Candidates Noticed 8 Things in Your Interview That You'll Never Hear About

The quiet red flags that move you to the bottom of someone's list - from unprepared interviewers to evasive salary conversations - and simple fixes for each | TopHire.co

9 min read

9 min read

Candidates are evaluating you just as hard as you're evaluating them. The difference is that they rarely share their observations. They just quietly move you to the bottom of their list and accept someone else's offer. I know this because after every interview, our team debriefs with the candidate. The answers are revealing.

The interviewer was unprepared

"He asked me to walk through my resume, and then asked the same question about my current project that was literally in the second paragraph."

"She showed up 10 minutes late, didn't apologise, and spent the first 5 minutes reading my resume while I waited."

When a candidate walks into an interview where the interviewer hasn't prepared, the message is clear: this role isn't important enough to spend 5 minutes reading your background. If this is how they treat you during courtship, how will they treat you as an employee?

The interview process kept changing

"They told me it was a 3-round process. After round 3, they added a fourth round. Then a take-home. Then another conversation with the VP."

Moving goalposts signal organisational chaos. Candidates interpret this as: "If they can't run a hiring process efficiently, imagine what it's like to ship a product here."

Nobody could explain the role clearly

"I asked three different interviewers what I'd be working on in my first 90 days and got three different answers."

If no one at the company can articulate what you'd be doing, it usually means the role was opened before anyone defined it.

The technical bar felt inconsistent

"Round 1 was a LeetCode hard. Round 2 was a casual conversation. Round 3 was a system design question way below my level. It felt like the interviewers hadn't coordinated at all."

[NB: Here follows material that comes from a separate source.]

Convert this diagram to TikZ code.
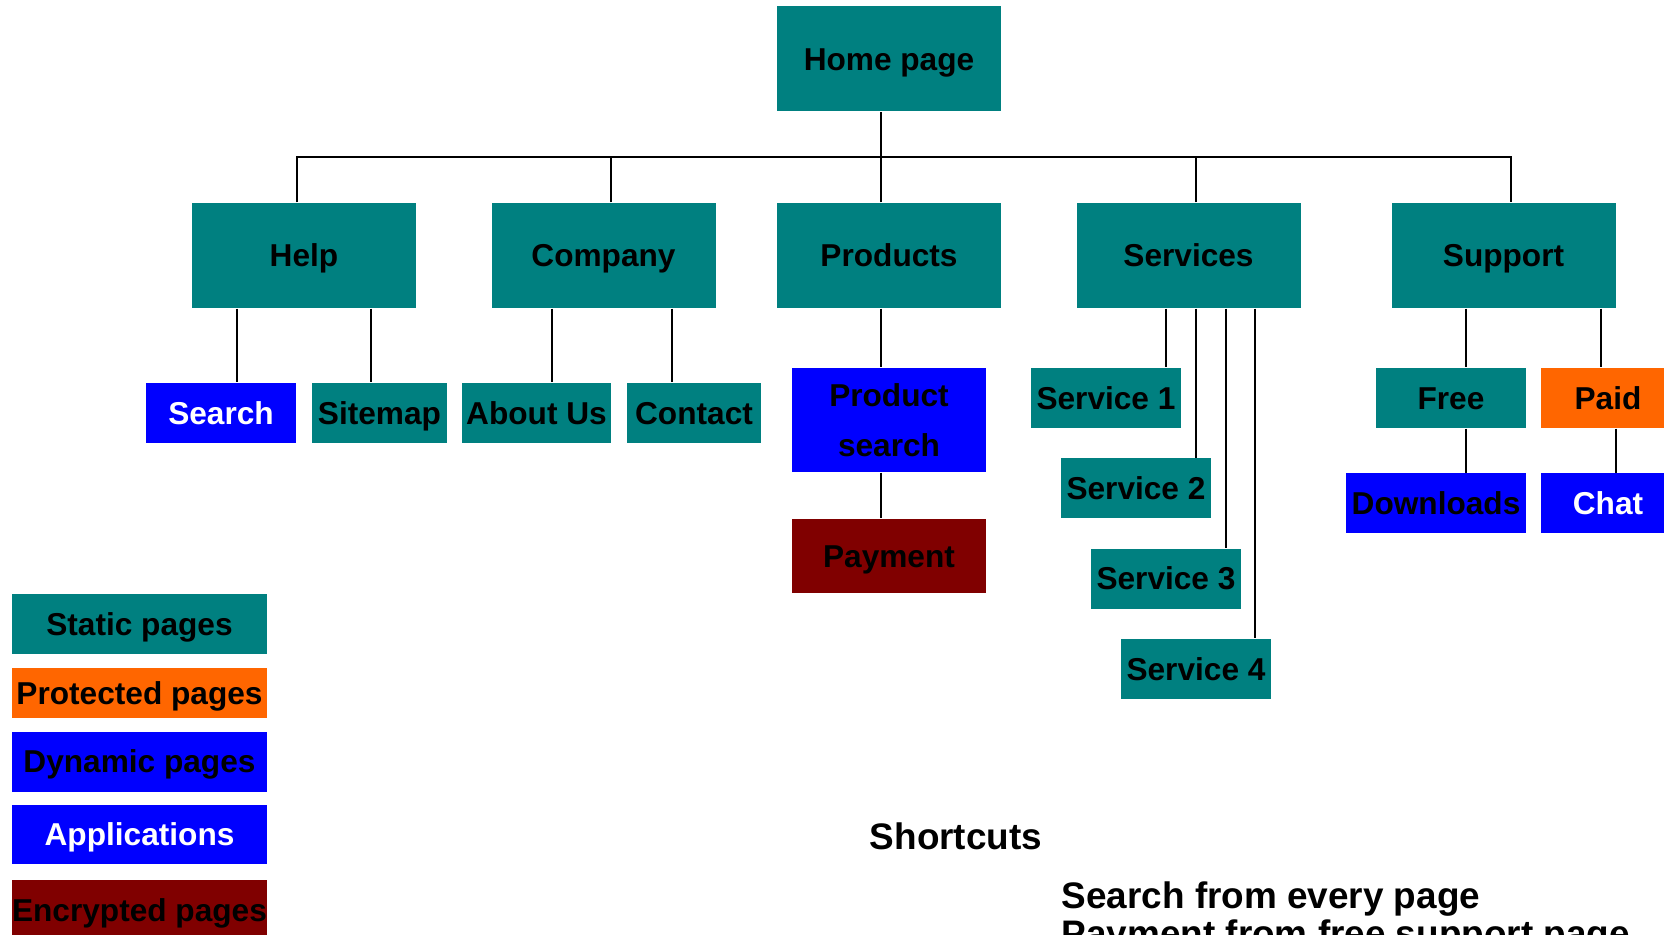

A well-calibrated process builds on each round. When rounds overlap or contradict each other, candidates correctly sense that nobody is managing the process.

The salary conversation was evasive

"I asked about the salary range three times over the process. Each time I got a different non-answer. Then I got an offer that was 8L below my expectation."

Salary evasiveness is the single biggest red flag for candidates. It wastes their time, signals that the company either can't afford them or is trying to lowball, and creates a trust deficit that's hard to recover from.

The fix is almost insultingly simple: share the salary range early. If the candidate's expectation doesn't fit your budget, say so. Everyone saves weeks of wasted effort.

The company badmouthed competitors or previous employees

"The interviewer talked about a former team member's work dismissively. If they talk about ex-employees this way to a stranger, what would they say about me?"

How people talk about others when those people aren't in the room tells you everything about the culture.

The team seemed burned out

"I asked about work-life balance and got a long pause followed by 'we work hard, but we play hard too.' Nobody actually said it's good."

"We work hard but play hard" is universally recognised code for "we work too much and occasionally get pizza." When every interviewer looks tired and mentions crunch, the candidate mentally subtracts 20% from whatever positive impression the company has made.

There was no time for the candidate's questions

"I had prepared 5 questions about the team and the product. I got to ask one before the interviewer said they had to jump to another meeting."

Reserve the last 10 minutes of every interview for the candidate's questions. When you skip them, you're saying "your evaluation of us doesn't matter."

What to do with this information

If you're reading this list and recognising your own process: fix it. Prepare for 5 minutes before each interview. Set a clear process and stick to it. Define the role before you post it. Coordinate between interviewers. Share the salary range upfront. Speak respectfully about former employees. Leave time for questions.

None of this is expensive. It just requires caring about the candidate's experience as much as you care about evaluating their skills. The companies that get this right don't just hire more people — they hire better people, faster, because candidates choose them over the competition.